Il paradosso delle Sardine

giovedì 21 novembre 2019


Sardine, sardine, sardine. In questi giorni in cui piovono sardine e ogni genere di boutades sul movimento che prende il loro nome, sta nuotando verso le piazze delle maggiori città italiane, nemmeno fossero salmoni, e viene fieramente definito spontaneo, apolitico, apartitico dai suoi promotori, l’entusiasmo e l’acclamazione per le taumaturgiche adunate anti-salviniane ha fatto slittare in secondo piano lo sprezzo del ridicolo assunto dalla protesta dei pescetti, pressati perché non sfugga che sono moltissimi e silenziosi (resta ignoto quali pesci non lo siano).

Ora, passi la scelta di lanciarsi in un pigia-pigia ittico contro il governo di turno, di qualunque colore politico esso fosse, invece che assestarsi su una bella fetta di pane abbrustolito e imburrato. Ma in tutta la terra, che la si voglia sferica o piatta, si stanno riempiendo le piazze e si levano le proteste e le rivolte antigovernative per la difesa dei valori democratici, della libertà, dell’equità sociale ed economica. In Italia, invece, che si fa? Ci si spinge oltre, dando vita ad un nuovo, ma già logoro movimento spontaneo e apolitico, che da Bologna a Modena a Reggio Emilia, da Genova a Torino fino a Milano, Firenze e Roma sta inondando le maggiori città italiane.
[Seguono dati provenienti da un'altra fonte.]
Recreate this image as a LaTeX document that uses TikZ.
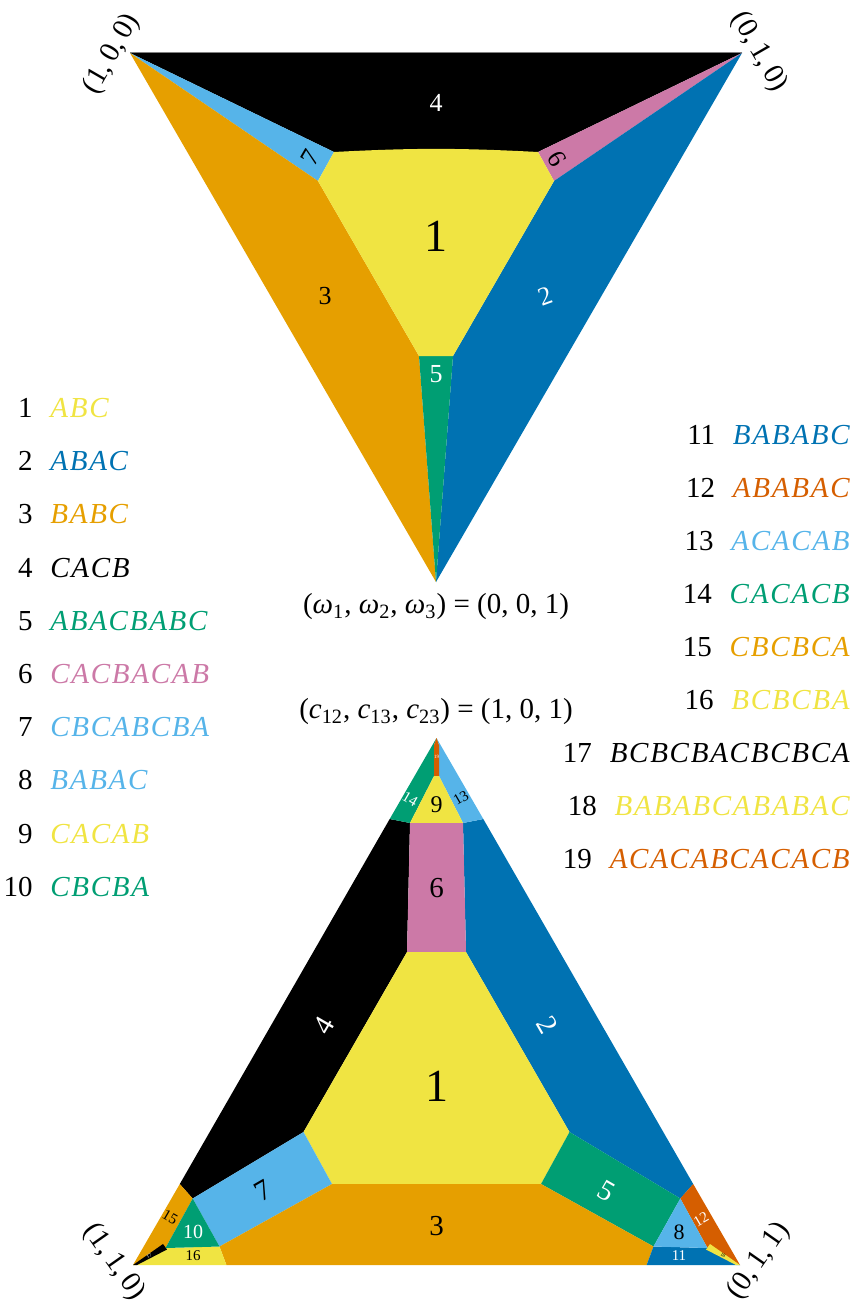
\documentclass[tikz,border=0pt]{standalone}
\usepackage{fontspec}
\setmainfont{Liberation Serif}
\newfontfamily\wordfont[LetterSpace=6]{Liberation Serif}
\usepackage{xcolor}
\usepackage{tikz}
\usetikzlibrary{positioning}

\definecolor{cyel}{HTML}{F0E442}
\definecolor{cblu}{HTML}{0072B2}
\definecolor{corg}{HTML}{E69F00}
\definecolor{cgrn}{HTML}{009E73}
\definecolor{cpnk}{HTML}{CC79A7}
\definecolor{csky}{HTML}{56B4E9}
\definecolor{cver}{HTML}{D55E00}

\begin{document}
\begin{tikzpicture}[
        x = 0.5pt, y = -0.5pt,
        lbl/.style = {inner sep=0pt, font=\fontsize{13}{13}\selectfont},
        lblbig/.style = {lbl, font=\fontsize{23}{23}\selectfont},
        lblmid/.style = {lbl, font=\fontsize{14.5}{14.5}\selectfont},
        lblsml/.style = {lbl, font=\fontsize{7.5}{7.5}\selectfont},
        lbltny/.style = {lbl, font=\fontsize{2.5}{2.5}\selectfont},
        num/.style = {inner sep=0pt, font=\fontsize{14.5}{17}\selectfont},
        word/.style = {inner sep=0pt, font=\fontsize{14.5}{17}\selectfont\wordfont\itshape},
        label distance = 8.5pt,
    ]
    \useasboundingbox (0,0) rectangle (857,1305);

    % upper triangle
    \coordinate (A) at (130,53);
    \coordinate (B) at (742,53);
    \coordinate (C) at (436,582);
    \coordinate (h1) at (334,152);
    \coordinate (h2) at (538,152);
    \coordinate (h3) at (554,181);
    \coordinate (h4) at (453,356);
    \coordinate (h5) at (419,356);
    \coordinate (h6) at (318,181);
    \fill[black] (A) -- (B) -- (h2) -- (h1) -- cycle;
    \fill[csky] (A) -- (h1) -- (h6) -- cycle;
    \fill[cpnk] (B) -- (h3) -- (h2) -- cycle;
    \fill[corg] (A) -- (h6) -- (h5) -- (C) -- cycle;
    \fill[cblu] (B) -- (h3) -- (h4) -- (C) -- cycle;
    \fill[cgrn] (h5) -- (h4) -- (C) -- cycle;
    \fill[cyel] (h1) to[bend left=3] (h2) -- (h3) -- (h4) -- (h5) -- (h6) -- cycle;
    \draw[gray, line width=0.5pt] (A) -- (B);

    \node[lbl, text=white] (t4) at (436,103) {4};
    \node[lblbig] (t1) at (436,236) {1};
    \node[lbl] (t3) at (325,296) {3};
    \node[lbl, text=white, rotate=20] (t2) at (545,296) {2};
    \node[lbl, text=white] (t5) at (436,374) {5};
    \node[lbl, rotate=60] (t7) at (310,158) {7};
    \node[lbl, rotate=-60] (t6) at (557,159) {6};

    % lower triangle
    \coordinate (L) at (133,1265);
    \coordinate (T) at (436.5,738);
    \coordinate (R) at (740,1265);
    \coordinate (s1) at (434,745);
    \coordinate (s2) at (439,745);
    \coordinate (s3) at (439,776);
    \coordinate (s4) at (434,776);
    \coordinate (e1) at (389.7,819);
    \coordinate (e2) at (483.3,819);
    \coordinate (k1) at (410,823);
    \coordinate (k2) at (463,823);
    \coordinate (k3) at (466,952);
    \coordinate (k4) at (407,952);
    \coordinate (m1) at (569.5,1132);
    \coordinate (m2) at (303.5,1132);
    \coordinate (n1) at (541,1184);
    \coordinate (n2) at (332,1184);
    \coordinate (e3) at (179.8,1184);
    \coordinate (e4) at (693.2,1184);
    \coordinate (q1) at (192.7,1198.5);
    \coordinate (q2) at (680.3,1198.5);
    \coordinate (r1) at (219.5,1246.5);
    \coordinate (r2) at (653.5,1246.5);
    \coordinate (u1) at (226.4,1265);
    \coordinate (u2) at (646.6,1265);
    \coordinate (v1) at (165.5,1248);
    \coordinate (v2) at (707.5,1248);
    \fill[black] (e1) -- (k1) -- (k4) -- (m2) -- (q1) -- (e3) -- cycle;
    \fill[cblu] (e2) -- (k2) -- (k3) -- (m1) -- (q2) -- (e4) -- cycle;
    \fill[cgrn] (T) -- (s1) -- (s4) -- (k1) -- (e1) -- cycle;
    \fill[csky] (T) -- (s2) -- (s3) -- (k2) -- (e2) -- cycle;
    \fill[cver] (s1) -- (T) -- (s2) -- (s3) -- (s4) -- cycle;
    \fill[cyel] (s4) -- (s3) -- (k2) -- (k1) -- cycle;
    \fill[cpnk] (k1) -- (k2) -- (k3) -- (k4) -- cycle;
    \fill[cyel] (k4) -- (k3) -- (m1) -- (n1) -- (n2) -- (m2) -- cycle;
    \fill[csky] (m2) -- (n2) -- (r1) -- (q1) -- cycle;
    \fill[cgrn] (m1) -- (q2) -- (r2) -- (n1) -- cycle;
    \fill[corg] (n2) -- (n1) -- (r2) -- (u2) -- (u1) -- (r1) -- cycle;
    \fill[corg] (e3) -- (q1) -- (v1) -- (L) -- cycle;
    \fill[cyel] (v1) -- (r1) -- (u1) -- (L) -- cycle;
    \fill[black] (L) -- (163,1244) -- (167,1249.5) -- (137,1265) -- cycle;
    \fill[cgrn] (q1) -- (r1) -- (v1) -- cycle;
    \fill[cver] (e4) -- (R) -- (v2) -- (q2) -- cycle;
    \fill[cblu] (r2) -- (v2) -- (R) -- (u2) -- cycle;
    \fill[cyel] (R) -- (710,1244) -- (706,1249.5) -- (736,1265) -- cycle;
    \fill[csky] (q2) -- (v2) -- (r2) -- cycle;

    \node[lbltny, text=white] (b19) at (436.5,757) {19};
    \node[lblsml, text=white, rotate=-30] (b14) at (410,799) {14};
    \node[lblsml, rotate=30] (b13) at (461,798) {13};
    \node[lbl, font=\fontsize{12}{12}\selectfont] (b9) at (436.5,805) {9};
    \node[lblmid] (b6) at (436.5,888) {6};
    \node[lblmid, text=white, rotate=60] (b4) at (324,1025) {4};
    \node[lblmid, text=white, rotate=-60] (b2) at (547,1025) {2};
    \node[lblbig] (b1) at (436.5,1086) {1};
    \node[lblmid, rotate=30] (b7) at (263,1191) {7};
    \node[lblmid, text=white, rotate=-30] (b5) at (606,1191) {5};
    \node[lblmid] (b3) at (436.5,1226) {3};
    \node[lbl, font=\fontsize{10}{10}\selectfont, text=white] (b10) at (193,1232) {10};
    \node[lblsml, rotate=-30] (b15) at (170,1217) {15};
    \node[lblsml] (b16) at (193,1256) {16};
    \node[lbltny, text=white, rotate=30] (b17) at (149,1256) {17};
    \node[lbl, font=\fontsize{11}{11}\selectfont] (b8) at (679,1232) {8};
    \node[lblsml, text=white] (b11) at (679,1256) {11};
    \node[lblsml, text=white, rotate=30] (b12) at (701,1219) {12};
    \node[lbltny, rotate=-30] (b18) at (723,1255) {18};

    % vertex labels
    \node[num, rotate=60] (c100) at (112,54) {(1,\,0,\,0)};
    \node[num, rotate=-60] (c010) at (759,52) {(0,\,1,\,0)};
    \node[num, rotate=-55] (c110) at (114,1262) {(1,\,1,\,0)};
    \node[num, rotate=55] (c011) at (759,1261) {(0,\,1,\,1)};

    \node[num] (eqw) at (436,607) {(\textit{ω}\textsubscript{1}, \textit{ω}\textsubscript{2}, \textit{ω}\textsubscript{3}) = (0, 0, 1)};
    \node[num] (eqc) at (436,712) {(\textit{c}\textsubscript{12}, \textit{c}\textsubscript{13}, \textit{c}\textsubscript{23}) = (1, 0, 1)};

    % words
    \foreach \w/\c [count=\j] in {
            ABC/cyel,
            ABAC/cblu,
            BABC/corg,
            CACB/black,
            ABACBABC/cgrn,
            CACBACAB/cpnk,
            CBCABCBA/csky,
            BABAC/csky,
            CACAB/cyel,
            CBCBA/cgrn}
    \node[word, text=\c, anchor=base west, label={[num]left:\j}] (w\j) at (50,{417.5+53.2*(\j-1)}) {\w};
    \foreach \w/\c [count=\j from 11] in {
            BABABC/cblu,
            ABABAC/cver,
            ACACAB/csky,
            CACACB/cgrn,
            CBCBCA/corg,
            BCBCBA/cyel,
            BCBCBACBCBCA/black,
            BABABCABABAC/cyel,
            ACACABCACACB/cver}
    \node[word, text=\c, anchor=base east, label={[num]left:\j}] (w\j) at (850,{444.5+53*(\j-11)}) {\w};
\end{tikzpicture}
\end{document}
Perché, dicono i promotori, la testa torni a vincere sulla pancia. Come? Scendendo in piazza e contestando l’opposizione. Sì, proprio quella porzione di rappresentanza politica che, non appartenendo alla maggioranza che governa, non prende parte al potere esecutivo ed è alternativa alla maggioranza parlamentare. Un avvitamento delle naturali dinamiche della dialettica politica così sfacciato da rendere risibile la sfacciata pretesa di narrare la genesi del movimento ricco di Omega3 in termini di spontaneismo apartitico e di pacifica sollevazione della società civile.

Chiunque non sia esattamente un fesso si sarà domandato a quale categoria dell’anima del pacifismo vostro appartenga la richiesta contro Salvini di “un giustiziere sociale” da parte di un attivista del movimento delle sardine. Così come avrà subito previsto che il tentativo di ammantare di verginità civica e spontaneismo un movimento di protesta i cui organizzatori e promotori o fanno a vario titolo riferimento al Partito democratico o a liste civiche collegate ai democratici quando non sono addirittura impiegati nelle segreterie di Romano Prodi e dell’ex Pd renziano e zingarettiano, sarebbe fallito. E che l’imbarazzante e maldestro tentativo di una sinistra sempre meno attrattiva e in crisi identitaria di avvantaggiarsi elettoralmente del proprio camouflage nell’apolitico banco di sardine, sarebbe stato scoperto. Il programmino, davvero minimo, è evidente: ricalcare ottusamente le fallimentari strade del passato con cui si è tentato di alimentare e far fruttare politicamente le adunate “apolitiche”, dal popolo viola al popolo dei fax, ai girotondi, che nei decenni hanno caoticamente innervato e preteso di riformare le scelte politiche nel nostro paese.

Perché tanto autolesionismo resta un mistero. E nemmeno l’aver escluso tatticamente da parte degli organizzatori alcun legame delle sardine trans urbane con il Pd nella comune battaglia per sLegare tutto il possibile, tranne, evidentemente, neuroni e sinapsi, è di una qualche utilità al Pd. Piuttosto è la drammatica riprova della sorte che attende il Partito democratico. Considerato dallo stesso candidato alla Regione Emilia-Romagna Stefano Bonaccini talmente deleterio per la campagna elettorale contro la candidata leghista Lucia Bergonzoni da ritenere giusto sbianchettarlo nei suoi cartelloni elettorali e profili social, è sempre più probabile che il Pd sarà forse costretto a presenziare alle future, “pacifiche ribellioni civichesenza bandiere o striscioni o sigle di sorta ma anche alle iniziative dei suoi stessi candidati in qualità di convitato di pietra. Con o senza i travestimenti da democratiche sardine con cui la maggioranza politica cerca di mettere a tacere l’avversario politico. Sì, quello che non sta al governo ma all’opposizione.